* **Set problem**
Find the word "matplotlib" in the material below and gather every line that contains it.

* **Dataset extract**
** START **

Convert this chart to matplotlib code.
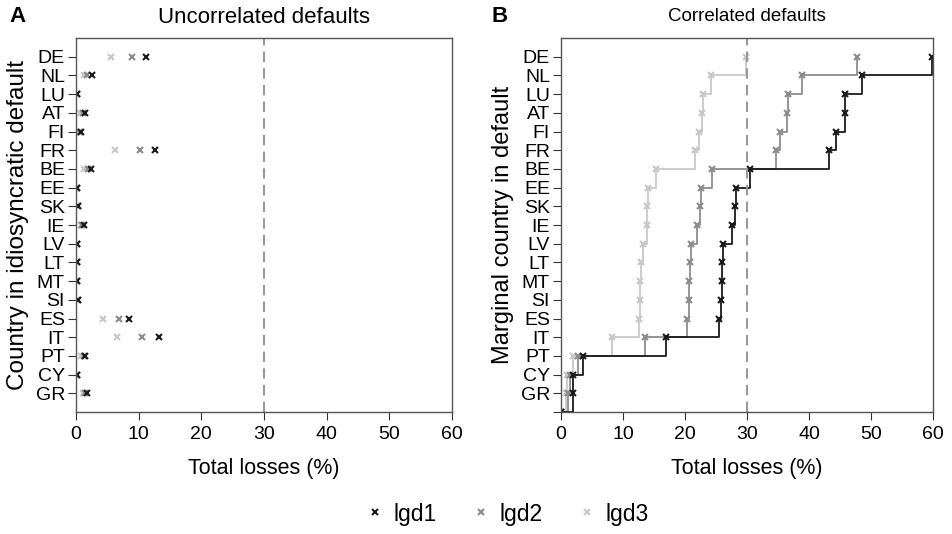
import numpy as np
import matplotlib.pyplot as plt
from matplotlib.lines import Line2D

countries = ['GR', 'CY', 'PT', 'IT', 'ES', 'SI', 'MT', 'LT', 'LV', 'IE',
             'SK', 'EE', 'BE', 'FR', 'FI', 'AT', 'LU', 'NL', 'DE']

# panel A: idiosyncratic default losses (%)
unc_lgd1 = [1.8, 0.1, 1.5, 13.2, 8.5, 0.3, 0.1, 0.2, 0.2, 1.25,
            0.35, 0.1, 2.4, 12.6, 0.8, 1.4, 0.2, 2.6, 11.2]
unc_lgd2 = [1.5, 0.08, 1.2, 10.6, 6.8, 0.25, 0.08, 0.15, 0.15, 1.0,
            0.3, 0.08, 1.9, 10.2, 0.6, 1.1, 0.15, 1.7, 9.0]
unc_lgd3 = [1.1, 0.05, 0.8, 6.5, 4.3, 0.2, 0.05, 0.1, 0.1, 0.8,
            0.2, 0.05, 1.35, 6.3, 0.5, 0.7, 0.1, 1.25, 5.6]

# panel B: cumulative losses for marginal country in default (%)
cor_lgd1 = [1.9, 2.0, 3.5, 16.9, 25.5, 25.8, 25.9, 26.0, 26.2, 27.5,
            28.1, 28.2, 30.5, 43.3, 44.3, 45.8, 45.8, 48.5, 59.8]
cor_lgd2 = [1.2, 1.45, 2.8, 13.5, 20.3, 20.6, 20.7, 20.8, 21.0, 22.0,
            22.4, 22.5, 24.4, 34.6, 35.4, 36.5, 36.6, 38.8, 47.8]
cor_lgd3 = [0.8, 0.9, 1.9, 8.3, 12.6, 12.8, 12.8, 12.9, 13.2, 13.8,
            13.9, 14.0, 15.3, 21.6, 22.2, 22.8, 22.9, 24.2, 29.8]

names = ['lgd1', 'lgd2', 'lgd3']
colors = ['#1a1a1a', '#8c8c8c', '#c8c8c8']

plt.rcParams['font.family'] = 'Liberation Sans'

fig = plt.figure(figsize=(9.52, 5.34), dpi=100)
axA = fig.add_axes([76 / 952, 1 - 412 / 534, 376 / 952, 374 / 534])
axB = fig.add_axes([561 / 952, 1 - 412 / 534, 372 / 952, 374 / 534])

ypos = np.arange(len(countries))

for vals, c in zip([unc_lgd3, unc_lgd2, unc_lgd1], colors[::-1]):
    axA.plot(vals, ypos, linestyle='none', marker='x', ms=5, mew=1.5, color=c)

for vals, c in zip([cor_lgd3, cor_lgd2, cor_lgd1], colors[::-1]):
    xs = [0] + list(vals)
    ys = [-1] + list(ypos)
    axB.plot(xs, ys, drawstyle='steps-post', color=c, lw=1.3)
    axB.plot(xs, ys, linestyle='none', marker='x', ms=5, mew=1.5, color=c)

for ax in (axA, axB):
    ax.axvline(30, color='#999999', ls=(0, (5, 3)), lw=1.5)
    ax.set_xlim(0, 60)
    ax.set_ylim(-1, 19)
    ax.set_xticks(range(0, 61, 10))
    ax.set_xlabel('Total losses (%)', fontsize=15.5, labelpad=11)
    ax.tick_params(axis='x', labelsize=14, length=6, color='#333333', pad=4)
    ax.tick_params(axis='y', labelsize=14, length=6, color='#333333', pad=2)
    for s in ax.spines.values():
        s.set_color('#555555')
        s.set_linewidth(1.0)

axA.set_yticks(ypos)
axA.set_yticklabels(countries)
axB.set_yticks([-1] + list(ypos))
axB.set_yticklabels([''] + countries)

axA.set_ylabel('Country in idiosyncratic default', fontsize=17.5, labelpad=5)
axB.set_ylabel('Marginal country in default', fontsize=17, labelpad=5)
axA.set_title('Uncorrelated defaults', fontsize=16, pad=11)
axB.set_title('Correlated defaults', fontsize=13.5, pad=12)

fig.text(18 / 952, 1 - 16 / 534, 'A', fontsize=16, fontweight='bold', va='center', ha='center')
fig.text(500 / 952, 1 - 16 / 534, 'B', fontsize=16, fontweight='bold', va='center', ha='center')

handles = [Line2D([], [], linestyle='none', marker='x', ms=5, mew=1.5, color=c) for c in colors]
fig.legend(handles, names, loc='center', bbox_to_anchor=(505 / 952, 1 - 514 / 534),
           ncol=3, frameon=False, fontsize=16.5, handletextpad=0.2, columnspacing=1.35,
           handlelength=1.2)

fig.savefig('out.png', dpi=100)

** END **

* **Task response**
Convert this chart to matplotlib code.
import matplotlib.pyplot as plt
from matplotlib.lines import Line2D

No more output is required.